The annual meeting of the World Bank and International Monetary Fund ended on a note of anxiety today, with officials projecting an inflation-plagued world economy for the next few years.
Although the consensus at the end of a week's public and private debate was that the world would avoid a recession as severe as that in 1974-75, the threat of another oil price increase creates considerable uncertainty. Underlying this general anxiety was a more immediate question of when and how the United States, West Germany and other major nations might act to stabilize the jittery exchange market and further puncture the gold price boom.
This was the last IMF-World Bank meeting of the 1970s, and as many governors noted, it has been a decade marked not only by strains, but by unfilled promises. That was a major theme of World Bank President Robert McNamara's principal address -- he fears that the problems of the 1980s will be even tougher to handle.
In fact, a sense of foreboding dominated the meetings. IMF Managing Director Jacques de Larosiere set the tone with an opening address in which he bluntly said that "the present world economic situation is gloomy."
In his concluding remarks today, in an effort to take the edge off this pessimism, Larosiere referred to that phrase, and added nonetheless that the right policies could "turn the situation around and get things moving again in the right direction."
Nonetheless, French Finance Minister Rene Monory noted that in contrast to the relative optimism at the 1978 annual meetings in Washington, "We meet [now] in dejection . . . Many of us are dubious, wondering whether the international community is capable of rising to a new challenge."
The consensus here was that greater international cooperation -- even to the point of enhancing the powers of the international institutions at the expense of national sovereignty -- will be necessary.
The immediate problems of inflation, economic stagnation, growth and the debt burdens of the poor countries remain the overwhelming ones while major reforms of the system seem very much on the back burner.

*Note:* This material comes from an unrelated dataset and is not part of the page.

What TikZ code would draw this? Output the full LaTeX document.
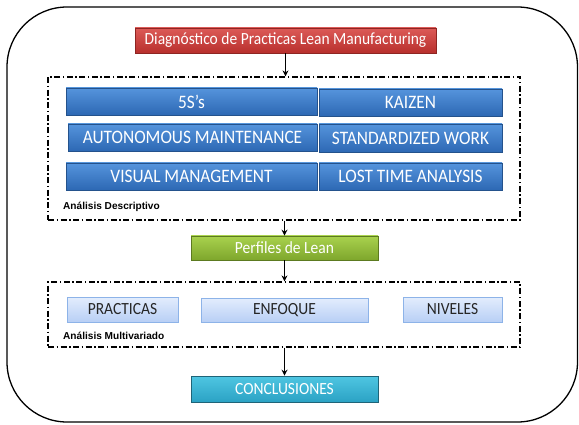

Chief among the most urgent concerns of the world's monetary counselors is what to do about the latest dollar plunge. Rumors persisted here that the United States would increase its holdings of West German marks -- that could later be sold for dollars -- as one way of stopping further declines in the dollar's value. Washington could get the marks by floating a mark-denominated bond issue in West Germany.
Part of the dollar's current troubles appear linked to the rush for gold which has caused an astounding rise in the price of the precious yellow metal. To relieve some of the pressure on gold prices, there were reports that the United States might also increase its gold sales.
It was further learned that West European officials used the United States to put limits on gold trading in futures markets as one way of beating back inflationary speculation.
"I can't understand why the Americans let it go on this way," said a Bank of England source. "It smacks of 1929, the way they run it."
At a press conference today, Larosiere refused to be drawn into a discussion of whether this week's events had demonstrated the need for the United States to adopt a stronger anti-inflation policy.
Instead, he commended Treasury Secretary William Miller's commitment in his address Wednesday to take whatever austerity measures are needed.
Later, Larosiere added that "a strong fiscal and monetary policy in the United States is absolutely essential."
In brief addresses to the final joint session, both Larosiere and McNamara struggled to alleviate the pessimism. Yet their remarks emphasized the problems that lay ahead for rich and poor nations alike.
McNamara cited increases in oil prices, the industrial nations' inflation, and low rates of growth in the rich nations as creating "an extraordinarily difficult situation for the developing countries."
On the plus side, however, McNamara announced that 86 governors had approved a general increase for the bank. This will enable the bank to raise the real level of its lending.
Larosiere spoke approvingly of the "priority" given by the interim committee to further study of what is called a "substitution account." This would provide a way for central banks to turn in their surplus dollars for an IMF asset. It will be discussed further in Hamburg next April.
Both Larosiere and Monory cited the problems facing developing countries which will have to trim back development plans. A chief reason is that they will be paying up to $15 billion more this year for the same amount of oil imports.
The split between the rich and the poor nations was more noticeable this year than ever. Although the IMF now formally gives attention to the "social and political objectives" of the poor countries, as well as to their economic priorities, the poor nations seek more help and better loan terms.
Larosiere promised that the IMF would take actions to "ameliorate" the borrowing terms for the poorest nations.
The Third World case was put in many ways, but notably and symbolically by Yugoslavia's President Tito, who urged the sessions to convert to the "new international order." He warned of the waste of human and physical resources, complaining that the improvements fostered by the existing system were too slow.
It was clear that Tito, who was well-received by this conference, was delivering not only Belgrade's views but was speaking as well for the majority of the countries that attended the recent Havana summit of nonaligned states. Those nations still are willing to work with the market-oriented economics of the West.